Was Kant Anti-Semitic? With an “Addendum on Duty” by is licensed by Douglas R McGaughey under a Creative Commons Attribution-NonCommercial 4.0 International License.

Pdf version with footnotes (rather than endnotes) and page numbers:

Was Kant Anti-Semitic?
with an “Addendum on Duty”[1]

 “It is a peculiar habit of our capacity of attentiveness to focus precisely on that which is flawed about someone else; and to do so unintentionally: to focus on the missing button on the coat of the other, or the gap in the teeth, or on an acquired speech defect and, consequently, to cause consternation in the other but also to debase ourselves in the process. – When in general it is a good thing, it is also not only proper but also wise to overlook the fault of the other and yes, to overlook even our own joy [in the matter]. However, the abstracting of this capacity involves a mental strength that can only be acquired by practice.” (Anthropology from a Pragmatic Point of View AA VII: 132)[2] (Trans.
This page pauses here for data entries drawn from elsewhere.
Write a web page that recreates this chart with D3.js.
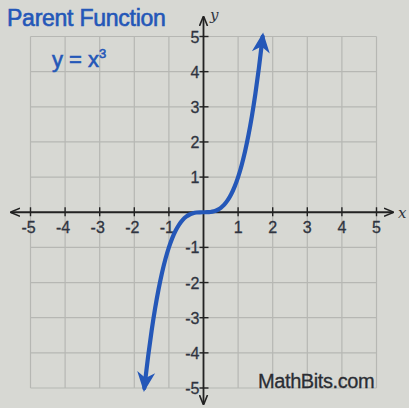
<!DOCTYPE html>
<html>
<head>
<meta charset="utf-8">
<script src="https://cdn.jsdelivr.net/npm/d3@7"></script>
<style>
  html, body { margin: 0; padding: 0; background: #d7d8d3; }
  svg { display: block; }
</style>
</head>
<body>
<svg id="chart" width="409" height="408"></svg>
<script>
// Grid ticks and labels
const xTicks = [-5, -4, -3, -2, -1, 1, 2, 3, 4, 5];
const yTicks = [-5, -4, -3, -2, -1, 1, 2, 3, 4, 5];
const gridValues = [-5, -4, -3, -2, -1, 0, 1, 2, 3, 4, 5];

// Points on y = x^3
const curveX = [-1.71, -1.6, -1.5, -1.4, -1.3, -1.2, -1.1, -1.0, -0.9, -0.8, -0.7, -0.6, -0.5, -0.4, -0.3, -0.2, -0.1, 0,
                0.1, 0.2, 0.3, 0.4, 0.5, 0.6, 0.7, 0.8, 0.9, 1.0, 1.1, 1.2, 1.3, 1.4, 1.5, 1.6, 1.71];
const curveY = [-5.0, -4.096, -3.375, -2.744, -2.197, -1.728, -1.331, -1.0, -0.729, -0.512, -0.343, -0.216, -0.125, -0.064, -0.027, -0.008, -0.001, 0,
                0.001, 0.008, 0.027, 0.064, 0.125, 0.216, 0.343, 0.512, 0.729, 1.0, 1.331, 1.728, 2.197, 2.744, 3.375, 4.096, 5.0];

const titleText = "Parent Function";
const creditText = "MathBits.com";

const svg = d3.select("#chart");
const x = d3.scaleLinear().domain([-5, 5]).range([30.5, 376.5]);
const y = d3.scaleLinear().domain([-5, 5]).range([388, 36.5]);

const blue = "#2457b8";
const axisColor = "#222";
const labelColor = "#2f3440";

// grid
const grid = svg.append("g").attr("stroke", "#b6b7b3").attr("stroke-width", 1.2);
grid.selectAll("line.v").data(gridValues).join("line")
  .attr("x1", d => x(d)).attr("x2", d => x(d))
  .attr("y1", y(5)).attr("y2", y(-5));
grid.selectAll("line.h").data(gridValues).join("line")
  .attr("y1", d => y(d)).attr("y2", d => y(d))
  .attr("x1", x(-5)).attr("x2", x(5));

// arrow markers
const defs = svg.append("defs");
defs.append("marker").attr("id", "axArrow")
  .attr("viewBox", "0 0 10 10").attr("refX", 9).attr("refY", 5)
  .attr("markerWidth", 10).attr("markerHeight", 10).attr("markerUnits", "userSpaceOnUse")
  .attr("orient", "auto-start-reverse")
  .append("path").attr("d", "M0,1 L10,5 L0,9").attr("fill", "none")
  .attr("stroke", axisColor).attr("stroke-width", 1.6);
defs.append("marker").attr("id", "curveArrow")
  .attr("viewBox", "0 0 10 10").attr("refX", 8).attr("refY", 5)
  .attr("markerWidth", 22).attr("markerHeight", 20).attr("markerUnits", "userSpaceOnUse")
  .attr("orient", "auto-start-reverse")
  .append("path").attr("d", "M0,0.5 L10,5 L0,9.5 L3,5 Z").attr("fill", blue);

// axes lines with arrowheads
svg.append("line")
  .attr("x1", 11).attr("x2", 393).attr("y1", y(0)).attr("y2", y(0))
  .attr("stroke", axisColor).attr("stroke-width", 1.8)
  .attr("marker-start", "url(#axArrow)").attr("marker-end", "url(#axArrow)");
svg.append("line")
  .attr("x1", x(0)).attr("x2", x(0)).attr("y1", 17).attr("y2", 404)
  .attr("stroke", axisColor).attr("stroke-width", 1.8)
  .attr("marker-start", "url(#axArrow)").attr("marker-end", "url(#axArrow)");

// tick marks
const ticks = svg.append("g").attr("stroke", axisColor).attr("stroke-width", 1.4);
ticks.selectAll("line.xt").data(xTicks).join("line")
  .attr("x1", d => x(d)).attr("x2", d => x(d))
  .attr("y1", y(0) - 5).attr("y2", y(0) + 4);
ticks.selectAll("line.yt").data(yTicks).join("line")
  .attr("y1", d => y(d)).attr("y2", d => y(d))
  .attr("x1", x(0) - 4).attr("x2", x(0) + 5);

// tick labels
const fmt = d => (d < 0 ? "-" + Math.abs(d) : String(d));
svg.append("g").selectAll("text").data(xTicks).join("text")
  .attr("x", d => x(d) + (d < 0 ? -2 : 0)).attr("y", y(0) + 21)
  .attr("text-anchor", "middle")
  .attr("font-family", "Liberation Sans, Arial, sans-serif").attr("font-size", 16)
  .attr("fill", labelColor).attr("stroke", labelColor).attr("stroke-width", 0.3)
  .text(fmt);
svg.append("g").selectAll("text").data(yTicks).join("text")
  .attr("x", x(0) - 4).attr("y", d => y(d) + 6)
  .attr("text-anchor", "end")
  .attr("font-family", "Liberation Sans, Arial, sans-serif").attr("font-size", 16)
  .attr("fill", labelColor).attr("stroke", labelColor).attr("stroke-width", 0.3)
  .text(fmt);

// axis names
svg.append("text").attr("x", 210).attr("y", 20)
  .attr("font-family", "DejaVu Serif, serif").attr("font-style", "italic").attr("font-size", 15)
  .attr("fill", labelColor).text("y");
svg.append("text").attr("x", 398).attr("y", 218)
  .attr("font-family", "DejaVu Serif, serif").attr("font-style", "italic").attr("font-size", 15)
  .attr("fill", labelColor).text("x");

// the cubic curve
const pts = curveX.map((d, i) => [d, curveY[i]]);
svg.append("path")
  .datum(pts)
  .attr("d", d3.line().x(d => x(d[0])).y(d => y(d[1])).curve(d3.curveCatmullRom))
  .attr("fill", "none").attr("stroke", blue).attr("stroke-width", 4.2)
  .attr("stroke-linecap", "round")
  .attr("marker-start", "url(#curveArrow)").attr("marker-end", "url(#curveArrow)");

// title and equation
svg.append("text").attr("x", 7).attr("y", 26)
  .attr("font-family", "Liberation Sans, Arial, sans-serif").attr("font-size", 23)
  .attr("letter-spacing", -0.25)
  .attr("fill", blue).attr("stroke", blue).attr("stroke-width", 0.6)
  .text(titleText);
const eq = svg.append("text").attr("x", 52).attr("y", 67)
  .attr("font-family", "Liberation Sans, Arial, sans-serif").attr("font-size", 22)
  .attr("fill", blue).attr("stroke", blue).attr("stroke-width", 0.6);
eq.append("tspan").text("y = x");
eq.append("tspan").attr("font-size", 13).attr("dy", -9).text("3");

// credit
svg.append("text").attr("x", 258).attr("y", 388)
  .attr("font-family", "Liberation Sans, Arial, sans-serif").attr("font-size", 20)
  .attr("letter-spacing", -0.4)
  .attr("fill", "#2a2d33").attr("stroke", "#2a2d33").attr("stroke-width", 0.3)
  .text(creditText);
</script>
</body>
</html>
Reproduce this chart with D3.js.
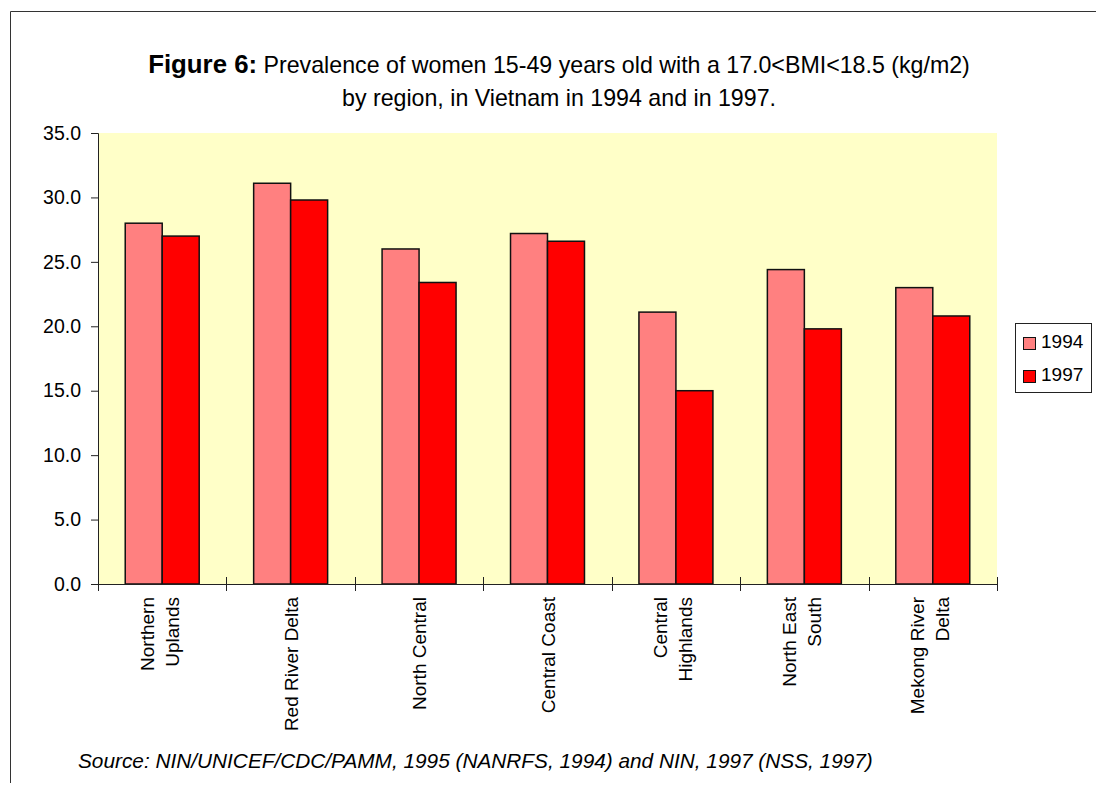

McG)

 Abstract

On this side of the Shoah, the discovery that Kant appeared to connect euthanasia with Judaism is horrific and deeply disturbing. However, with Kant nothing is as it simply appears to be. A careful reading of Kant discloses anything but a call for the physical annihilation of a social group, Jews. Kant speaks of Judaism’s voluntary (by no means from self-hatred) but gentle, spiritual death – as an historical religion, not as the violent murder of persons. He envisions that Judaism along with all other historical forms of religion will one day be renewed by a “pure” (or core) religion grounded in the dignity of all persons and a community committed to the internal commonweal of God to encourage moral effort. This God is no highest Being (ens summum) among beings but the Being of all beings (ens entium), as the unconditional condition of possibility for any and all reality and the origin of both the physical order that governs nature and the moral order that governs creative freedom. This core religion behind or above historical religion by no means removes humanity from history but is precisely what encourages humanity to exercise its incredible creative capacity in the world, responsibly.